National Defence is familiar territory for Kerry-Lynne Findlay
South Surrey-White Rock Conservative MP Kerry-Lynne Findlay has been named Shadow Minister of National Defence. THE CANADIAN PRESS/Darryl Dyck

For South Surrey-White Rock MP Kerry-Lynne Findlay, being named Conservative Shadow Minister for National Defence puts her in familiar territory.

Findlay, who was appointed to the post Nov. 9 by Conservative leader Erin O’Toole, noted that she was formerly Associate Minister of Defence in the Stephen Harper government, before becoming Minister of National Revenue.

In a media release following her appointment, Findlay said she was looking forward to “working with Leader Erin O’Toole and my Conservative colleagues to keep the Trudeau Liberal government to account on all defence-related matters.”
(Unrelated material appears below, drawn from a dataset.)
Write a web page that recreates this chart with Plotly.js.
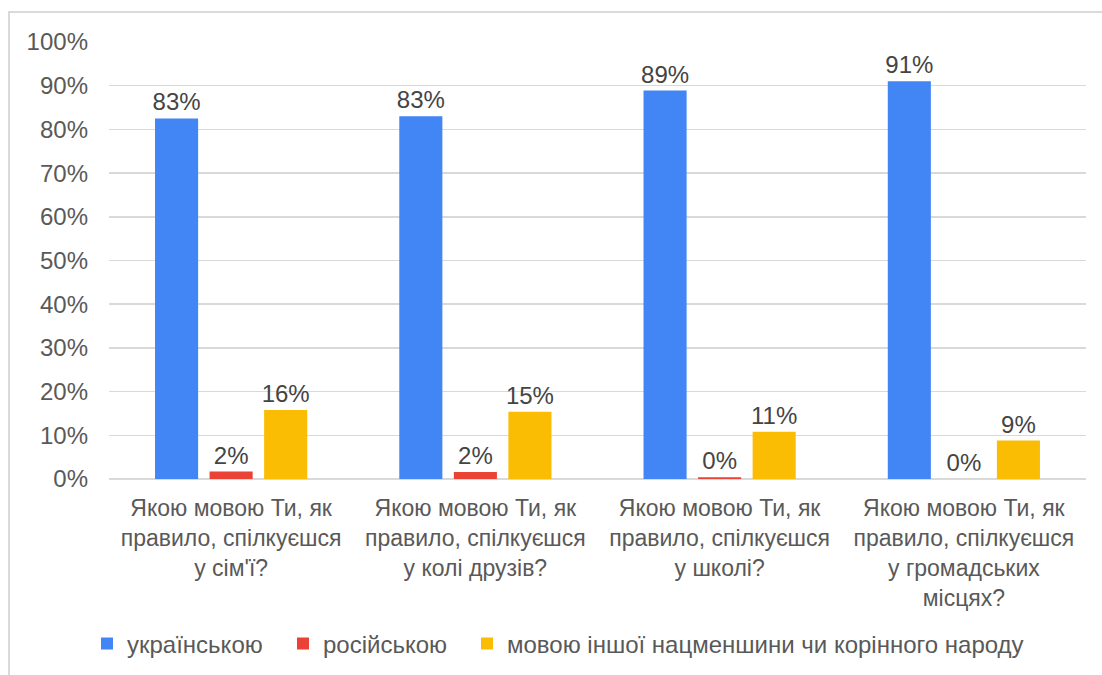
<!DOCTYPE html>
<html>
<head>
<meta charset="utf-8">
<script src="https://cdn.plot.ly/plotly-3.0.1.min.js"></script>
<style>
  html, body { margin: 0; padding: 0; background: #ffffff; }
  #wrap { position: relative; width: 1102px; height: 675px; overflow: hidden; }
  #chart { width: 1102px; height: 675px; }
  #frame { position: absolute; left: 8px; top: 11px; width: 1200px; height: 800px;
           border-left: 2px solid #dadada; border-top: 2px solid #dadada; pointer-events: none; }
</style>
</head>
<body>
<div id="wrap">
  <div id="chart"></div>
  <div id="frame"></div>
</div>
<script>
// ---- data ----
const categories = [
  "Якою мовою Ти, як<br>правило, спілкуєшся<br>у сім'ї?",
  "Якою мовою Ти, як<br>правило, спілкуєшся<br>у колі друзів?",
  "Якою мовою Ти, як<br>правило, спілкуєшся<br>у школі?",
  "Якою мовою Ти, як<br>правило, спілкуєшся<br>у громадських<br>місцях?"
];
const seriesNames = ["українською", "російською", "мовою іншої нацменшини чи корінного народу"];
const ukrainian = [82.5, 83.0, 88.9, 91.0];
const russian   = [1.7, 1.6, 0.4, 0.0];
const other     = [15.8, 15.4, 10.8, 8.8];
const yTicks = [0, 10, 20, 30, 40, 50, 60, 70, 80, 90, 100];

const colors = ["#4285F4", "#EA4335", "#FBBC04"];
const FONT = "Liberation Sans, Arial, sans-serif";
const values = [ukrainian, russian, other];
const legendIds = ["legend", "legend2", "legend3"];

const traces = values.map((v, i) => ({
  type: "bar",
  name: seriesNames[i],
  x: categories,
  y: v,
  marker: { color: colors[i] },
  texttemplate: "%{y:.0f}%",
  textposition: "outside",
  constraintext: "none",
  textfont: { family: FONT, size: 24, color: "#444444" },
  cliponaxis: false,
  legend: legendIds[i],
  hoverinfo: "skip"
}));

const legendBase = {
  orientation: "h", xref: "container", yref: "container",
  xanchor: "left", yanchor: "middle", y: 0.046,
  font: { family: FONT, size: 24, color: "#595959" },
  bgcolor: "rgba(0,0,0,0)", borderwidth: 0
};

const layout = {
  width: 1102, height: 675,
  margin: { l: 109, r: 16, t: 42, b: 196 },
  paper_bgcolor: "#ffffff", plot_bgcolor: "#ffffff",
  barmode: "group", bargap: 0.33, bargroupgap: 0.21,
  font: { family: FONT, size: 24, color: "#595959" },
  showlegend: true,
  legend:  Object.assign({}, legendBase, { x: 87 / 1102 }),
  legend2: Object.assign({}, legendBase, { x: 283 / 1102 }),
  legend3: Object.assign({}, legendBase, { x: 467 / 1102 }),
  xaxis: {
    tickfont: { family: FONT, size: 23, color: "#595959" },
    showgrid: false, showline: false, ticks: "",
    ticklabelstandoff: 13, automargin: false
  },
  yaxis: {
    range: [0, 100], tickvals: yTicks, ticktext: yTicks.map(t => t + "%"),
    tickfont: { family: FONT, size: 24, color: "#595959" },
    gridcolor: "#d9d9d9", gridwidth: 1.5,
    zeroline: true, zerolinecolor: "#d9d9d9", zerolinewidth: 2,
    showline: false, ticks: "", ticklabelstandoff: 20, automargin: false
  }
};

Plotly.newPlot("chart", traces, layout, { staticPlot: true, displayModeBar: false });
</script>
</body>
</html>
Findlay told Peace Arch News she feels strongly that all arms of the Canadian armed forces have been neglected by the Liberal government over the past six years.
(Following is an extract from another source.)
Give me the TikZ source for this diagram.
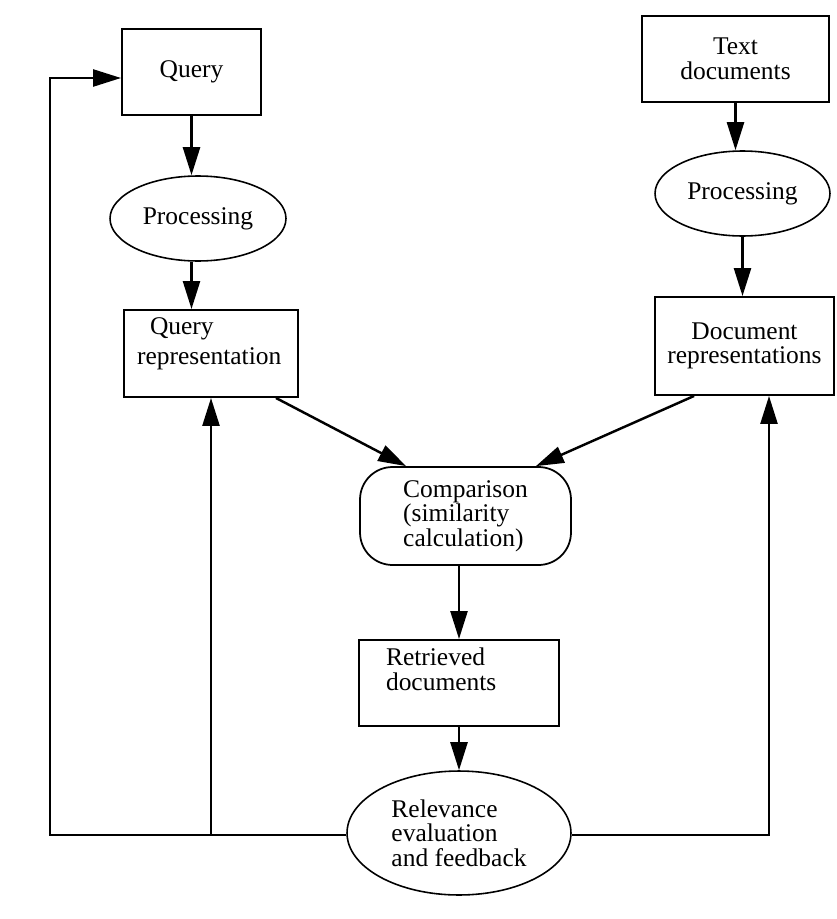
\documentclass[tikz,border=0pt]{standalone}
\usepackage{fontspec}
\setmainfont{Liberation Serif}
\usepackage{tikz}
\usetikzlibrary{arrows.meta,positioning,shapes.geometric,calc}

\begin{document}
\begin{tikzpicture}[
  x=0.02cm, y=-0.02cm,
  every node/.style={font=\fontsize{14.5}{14}\selectfont},
  box/.style={draw, line width=1.1pt, align=center, inner sep=0pt},
  oval/.style={draw, ellipse, line width=0.9pt, align=center, inner sep=0pt},
  roundbox/.style={draw, rounded corners=0.65cm, line width=1pt, align=left, inner sep=0pt, minimum width=4.22cm, minimum height=1.96cm},
  arrow/.style={-{Triangle[length=0.56cm,width=0.34cm]}, line width=1.4pt}
]
  \useasboundingbox (0,0) rectangle (836,919);

  % query side
  \node[box, minimum width=2.78cm, minimum height=1.72cm] (query) at (191.5,72) {Query};
  \node[oval, minimum width=3.52cm, minimum height=1.70cm] (qproc) at (198,218.5) {Processing};
  \node[box, minimum width=3.48cm, minimum height=1.74cm] (qrep) at (211,353.5)
    {\parbox[c][1.42cm][t]{2.96cm}{\raggedright\hspace*{0.26cm}Query\\[0.1cm]representation}};

  % document side
  \node[box, minimum width=3.74cm, minimum height=1.72cm] (tdoc) at (735.5,59) {Text\\documents};
  \node[oval, minimum width=3.50cm, minimum height=1.70cm] (dproc) at (742.5,193.5) {Processing};
  \node[box, minimum width=3.58cm, minimum height=1.96cm] (drep) at (744.5,346) {Document\\representations};

  % matching and feedback
  \node[roundbox] (comp) at (465.5,516) {Comparison\\(similarity\\calculation)};
  \node[box, minimum width=4cm, minimum height=1.72cm] (retr) at (459,683)
    {\parbox[c][1.4cm][t]{2.92cm}{\raggedright Retrieved\\documents}};
  \node[oval, align=left, minimum width=4.48cm, minimum height=2.48cm] (relev) at (459,833) {Relevance\\evaluation\\and feedback};

  \coordinate (fbl) at (50,835);
  \coordinate (fbtop) at (50,78);
  \coordinate (fbr) at (769,835);

  \draw[arrow] (query.south) -- (query.south |- qproc.north);
  \draw[arrow] (qproc.south -| query.south) -- (query.south |- qrep.north);
  \draw[arrow] (tdoc.south) -- (tdoc.south |- dproc.north);
  \draw[arrow] (dproc.south) -- (dproc.south |- drep.north);
  \draw[arrow] ([xshift=-0.46cm]qrep.south east) -- ([xshift=0.94cm]comp.north west);
  \draw[arrow] ([xshift=0.8cm]drep.south west) -- ([xshift=-0.72cm]comp.north east);
  \draw[arrow] (retr.north |- comp.south) -- (retr.north);
  \draw[arrow] (retr.south) -- (relev.north);

  % feedback loops
  \draw[arrow] (relev.west |- fbl) -- (fbl) -- (fbtop) -- (fbtop -| query.west);
  \draw[arrow] (qrep.south |- fbl) -- (qrep.south);
  \draw[arrow] (relev.east |- fbr) -- (fbr) -- (fbr |- drep.south);
\end{tikzpicture}
\end{document}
“It’s certainly important that our serving men and women and veterans feel respected, and that they can serve without harassment of any kind,” she said.

READ ALSO: Veterans’ Affairs, National Defence employees say harassment complaints not taken seriously

“(Investigation) of sexual harassment in the military is an important file,” she added, noting that both women and men have reported being victimized by sexual harassment and that the issue “touches some of the highest levels of command.”

“I don’t believe the Liberals have taken it seriously enough,” she added. “It’s not good enough – they have to show leadership.”

READ ALSO: Trudeau acknowledges ‘system-wide failure’ in military’s handling of sexual misconduct

Another key issue, Findlay said, is neglect of providing equipment to those in service.

She said that she has heard from current serving members of the armed forces that they are having to purchase such basic items of equipment like back packs and sleeping bags because they are not being supplied.

These are necessary items, Findlay said, that “men and women in uniform require to fill their missions.”

National security is also a concern, she said, noting that maintaining partnerships such as NATO, NORAD and the ‘Five Eyes’ intelligence alliance (between the U.S., Britain, Canada, Australia and New Zealand) is vital to the defence of Canada.

“Recently, the U.S., Britain and Australia announced a new defence pact (the ‘Indo-Pacific Defense partnership’) and we were left out of it,” she said. “We have to make sure that that kind of thing doesn’t happen in the future.”

In her media release Findlay noted that she has an extended an offer of collaboration to Liberal Defence Minister Anita Anand to “ensure all serving women and men in Canada’s military are treated with respect and to ensure that Canadians are kept safe in an uncertain world.”